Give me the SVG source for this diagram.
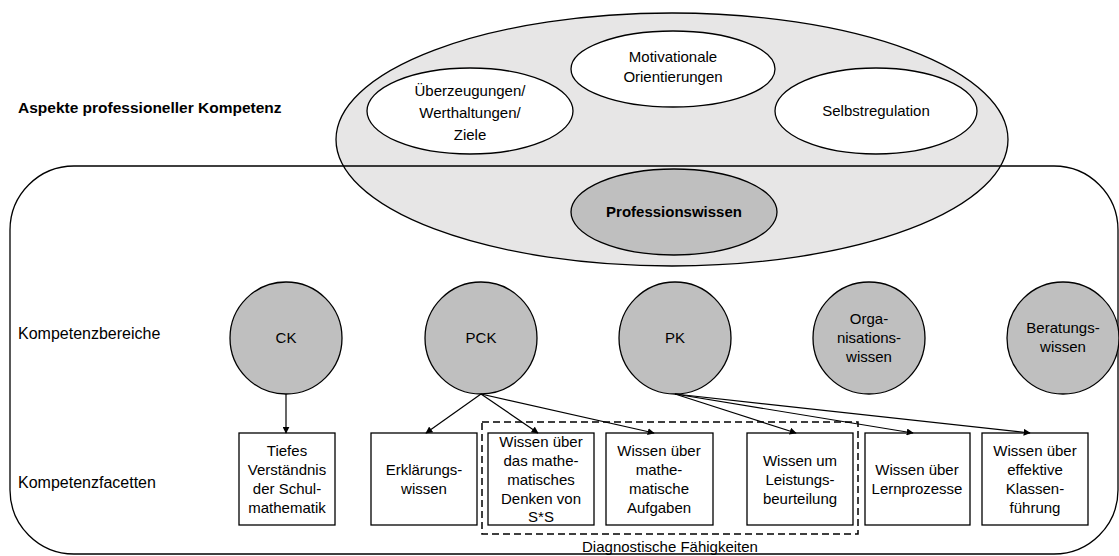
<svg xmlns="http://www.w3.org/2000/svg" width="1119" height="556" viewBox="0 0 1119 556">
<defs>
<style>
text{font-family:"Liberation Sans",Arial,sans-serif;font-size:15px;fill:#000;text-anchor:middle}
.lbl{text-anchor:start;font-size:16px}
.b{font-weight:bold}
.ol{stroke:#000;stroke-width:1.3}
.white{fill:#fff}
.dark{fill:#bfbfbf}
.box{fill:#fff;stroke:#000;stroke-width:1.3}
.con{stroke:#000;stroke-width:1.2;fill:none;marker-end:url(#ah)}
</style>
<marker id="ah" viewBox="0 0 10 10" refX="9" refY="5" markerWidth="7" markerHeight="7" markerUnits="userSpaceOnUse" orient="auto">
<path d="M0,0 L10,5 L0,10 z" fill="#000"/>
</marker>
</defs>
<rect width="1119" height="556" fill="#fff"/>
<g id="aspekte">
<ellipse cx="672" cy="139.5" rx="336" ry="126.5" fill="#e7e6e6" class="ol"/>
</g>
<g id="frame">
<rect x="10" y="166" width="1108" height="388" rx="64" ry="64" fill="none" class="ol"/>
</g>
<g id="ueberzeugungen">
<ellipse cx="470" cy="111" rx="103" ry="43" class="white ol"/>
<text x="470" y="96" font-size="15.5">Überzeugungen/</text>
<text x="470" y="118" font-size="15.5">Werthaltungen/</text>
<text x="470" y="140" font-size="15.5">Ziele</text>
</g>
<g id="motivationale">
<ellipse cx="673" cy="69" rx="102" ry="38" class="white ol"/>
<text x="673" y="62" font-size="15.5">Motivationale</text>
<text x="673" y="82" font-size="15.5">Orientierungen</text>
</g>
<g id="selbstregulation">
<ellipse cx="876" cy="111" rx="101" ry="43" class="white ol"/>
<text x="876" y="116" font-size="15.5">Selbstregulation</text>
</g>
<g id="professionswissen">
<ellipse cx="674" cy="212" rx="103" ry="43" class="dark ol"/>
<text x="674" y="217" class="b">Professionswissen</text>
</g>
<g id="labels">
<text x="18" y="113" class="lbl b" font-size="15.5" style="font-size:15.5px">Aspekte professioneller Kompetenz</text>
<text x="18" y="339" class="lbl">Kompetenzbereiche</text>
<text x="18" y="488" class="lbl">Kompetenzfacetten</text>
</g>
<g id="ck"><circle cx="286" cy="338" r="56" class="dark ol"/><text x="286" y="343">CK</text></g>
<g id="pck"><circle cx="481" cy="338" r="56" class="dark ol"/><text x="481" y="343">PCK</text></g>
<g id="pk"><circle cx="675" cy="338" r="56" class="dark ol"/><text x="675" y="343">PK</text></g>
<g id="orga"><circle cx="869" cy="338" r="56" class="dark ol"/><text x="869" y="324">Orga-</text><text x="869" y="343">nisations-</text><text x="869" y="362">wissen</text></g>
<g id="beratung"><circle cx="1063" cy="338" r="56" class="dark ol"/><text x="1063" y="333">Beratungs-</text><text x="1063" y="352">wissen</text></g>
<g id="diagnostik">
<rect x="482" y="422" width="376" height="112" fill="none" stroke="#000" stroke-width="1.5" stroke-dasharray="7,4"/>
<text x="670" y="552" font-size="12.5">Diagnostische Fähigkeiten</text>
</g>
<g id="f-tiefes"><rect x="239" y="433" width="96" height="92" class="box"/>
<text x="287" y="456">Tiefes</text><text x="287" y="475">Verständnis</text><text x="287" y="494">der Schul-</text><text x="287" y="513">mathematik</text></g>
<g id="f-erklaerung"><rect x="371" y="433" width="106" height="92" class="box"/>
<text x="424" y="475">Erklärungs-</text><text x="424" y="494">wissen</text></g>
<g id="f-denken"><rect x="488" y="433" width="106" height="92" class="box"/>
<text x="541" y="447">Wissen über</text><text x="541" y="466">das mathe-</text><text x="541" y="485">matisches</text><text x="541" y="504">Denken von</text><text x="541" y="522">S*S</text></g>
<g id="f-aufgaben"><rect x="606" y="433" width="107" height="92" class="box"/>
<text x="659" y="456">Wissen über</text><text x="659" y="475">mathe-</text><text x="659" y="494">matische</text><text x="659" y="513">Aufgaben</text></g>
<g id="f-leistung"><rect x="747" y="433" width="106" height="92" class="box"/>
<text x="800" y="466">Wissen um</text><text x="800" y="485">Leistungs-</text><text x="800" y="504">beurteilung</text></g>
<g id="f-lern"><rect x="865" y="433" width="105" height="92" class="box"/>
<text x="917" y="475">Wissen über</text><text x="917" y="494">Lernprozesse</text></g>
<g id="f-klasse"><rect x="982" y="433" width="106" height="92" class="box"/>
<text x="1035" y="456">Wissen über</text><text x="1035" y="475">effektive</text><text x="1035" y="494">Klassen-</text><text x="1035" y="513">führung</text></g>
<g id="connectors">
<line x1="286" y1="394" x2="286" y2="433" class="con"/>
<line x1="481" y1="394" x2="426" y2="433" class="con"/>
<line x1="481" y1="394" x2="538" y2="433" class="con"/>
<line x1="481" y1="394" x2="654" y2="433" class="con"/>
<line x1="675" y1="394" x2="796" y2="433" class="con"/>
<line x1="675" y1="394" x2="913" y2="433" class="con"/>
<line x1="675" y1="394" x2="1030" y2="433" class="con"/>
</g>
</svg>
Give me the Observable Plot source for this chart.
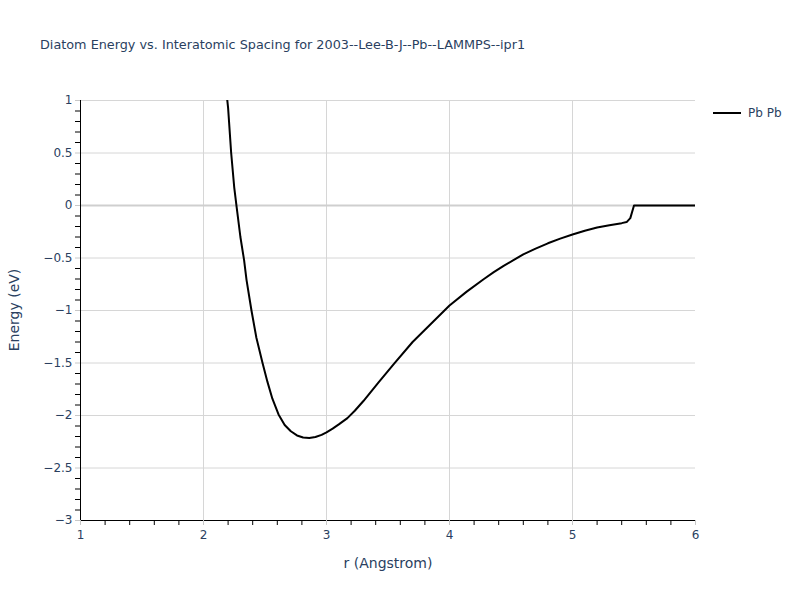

-------

## What the exercise asks
Write out the material above once more, exactly as it reads, with no pictures.

## Solution for this problem
Give me the SVG source for this diagram.
<svg xmlns="http://www.w3.org/2000/svg" width="1119" height="556" viewBox="0 0 1119 556">
<defs>
<style>
text{font-family:"Liberation Sans",Arial,sans-serif;font-size:15px;fill:#000;text-anchor:middle}
.lbl{text-anchor:start;font-size:16px}
.b{font-weight:bold}
.ol{stroke:#000;stroke-width:1.3}
.white{fill:#fff}
.dark{fill:#bfbfbf}
.box{fill:#fff;stroke:#000;stroke-width:1.3}
.con{stroke:#000;stroke-width:1.2;fill:none;marker-end:url(#ah)}
</style>
<marker id="ah" viewBox="0 0 10 10" refX="9" refY="5" markerWidth="7" markerHeight="7" markerUnits="userSpaceOnUse" orient="auto">
<path d="M0,0 L10,5 L0,10 z" fill="#000"/>
</marker>
</defs>
<rect width="1119" height="556" fill="#fff"/>
<g id="aspekte">
<ellipse cx="672" cy="139.5" rx="336" ry="126.5" fill="#e7e6e6" class="ol"/>
</g>
<g id="frame">
<rect x="10" y="166" width="1108" height="388" rx="64" ry="64" fill="none" class="ol"/>
</g>
<g id="ueberzeugungen">
<ellipse cx="470" cy="111" rx="103" ry="43" class="white ol"/>
<text x="470" y="96" font-size="15.5">Überzeugungen/</text>
<text x="470" y="118" font-size="15.5">Werthaltungen/</text>
<text x="470" y="140" font-size="15.5">Ziele</text>
</g>
<g id="motivationale">
<ellipse cx="673" cy="69" rx="102" ry="38" class="white ol"/>
<text x="673" y="62" font-size="15.5">Motivationale</text>
<text x="673" y="82" font-size="15.5">Orientierungen</text>
</g>
<g id="selbstregulation">
<ellipse cx="876" cy="111" rx="101" ry="43" class="white ol"/>
<text x="876" y="116" font-size="15.5">Selbstregulation</text>
</g>
<g id="professionswissen">
<ellipse cx="674" cy="212" rx="103" ry="43" class="dark ol"/>
<text x="674" y="217" class="b">Professionswissen</text>
</g>
<g id="labels">
<text x="18" y="113" class="lbl b" font-size="15.5" style="font-size:15.5px">Aspekte professioneller Kompetenz</text>
<text x="18" y="339" class="lbl">Kompetenzbereiche</text>
<text x="18" y="488" class="lbl">Kompetenzfacetten</text>
</g>
<g id="ck"><circle cx="286" cy="338" r="56" class="dark ol"/><text x="286" y="343">CK</text></g>
<g id="pck"><circle cx="481" cy="338" r="56" class="dark ol"/><text x="481" y="343">PCK</text></g>
<g id="pk"><circle cx="675" cy="338" r="56" class="dark ol"/><text x="675" y="343">PK</text></g>
<g id="orga"><circle cx="869" cy="338" r="56" class="dark ol"/><text x="869" y="324">Orga-</text><text x="869" y="343">nisations-</text><text x="869" y="362">wissen</text></g>
<g id="beratung"><circle cx="1063" cy="338" r="56" class="dark ol"/><text x="1063" y="333">Beratungs-</text><text x="1063" y="352">wissen</text></g>
<g id="diagnostik">
<rect x="482" y="422" width="376" height="112" fill="none" stroke="#000" stroke-width="1.5" stroke-dasharray="7,4"/>
<text x="670" y="552" font-size="12.5">Diagnostische Fähigkeiten</text>
</g>
<g id="f-tiefes"><rect x="239" y="433" width="96" height="92" class="box"/>
<text x="287" y="456">Tiefes</text><text x="287" y="475">Verständnis</text><text x="287" y="494">der Schul-</text><text x="287" y="513">mathematik</text></g>
<g id="f-erklaerung"><rect x="371" y="433" width="106" height="92" class="box"/>
<text x="424" y="475">Erklärungs-</text><text x="424" y="494">wissen</text></g>
<g id="f-denken"><rect x="488" y="433" width="106" height="92" class="box"/>
<text x="541" y="447">Wissen über</text><text x="541" y="466">das mathe-</text><text x="541" y="485">matisches</text><text x="541" y="504">Denken von</text><text x="541" y="522">S*S</text></g>
<g id="f-aufgaben"><rect x="606" y="433" width="107" height="92" class="box"/>
<text x="659" y="456">Wissen über</text><text x="659" y="475">mathe-</text><text x="659" y="494">matische</text><text x="659" y="513">Aufgaben</text></g>
<g id="f-leistung"><rect x="747" y="433" width="106" height="92" class="box"/>
<text x="800" y="466">Wissen um</text><text x="800" y="485">Leistungs-</text><text x="800" y="504">beurteilung</text></g>
<g id="f-lern"><rect x="865" y="433" width="105" height="92" class="box"/>
<text x="917" y="475">Wissen über</text><text x="917" y="494">Lernprozesse</text></g>
<g id="f-klasse"><rect x="982" y="433" width="106" height="92" class="box"/>
<text x="1035" y="456">Wissen über</text><text x="1035" y="475">effektive</text><text x="1035" y="494">Klassen-</text><text x="1035" y="513">führung</text></g>
<g id="connectors">
<line x1="286" y1="394" x2="286" y2="433" class="con"/>
<line x1="481" y1="394" x2="426" y2="433" class="con"/>
<line x1="481" y1="394" x2="538" y2="433" class="con"/>
<line x1="481" y1="394" x2="654" y2="433" class="con"/>
<line x1="675" y1="394" x2="796" y2="433" class="con"/>
<line x1="675" y1="394" x2="913" y2="433" class="con"/>
<line x1="675" y1="394" x2="1030" y2="433" class="con"/>
</g>
</svg>
Give me the Observable Plot source for this chart.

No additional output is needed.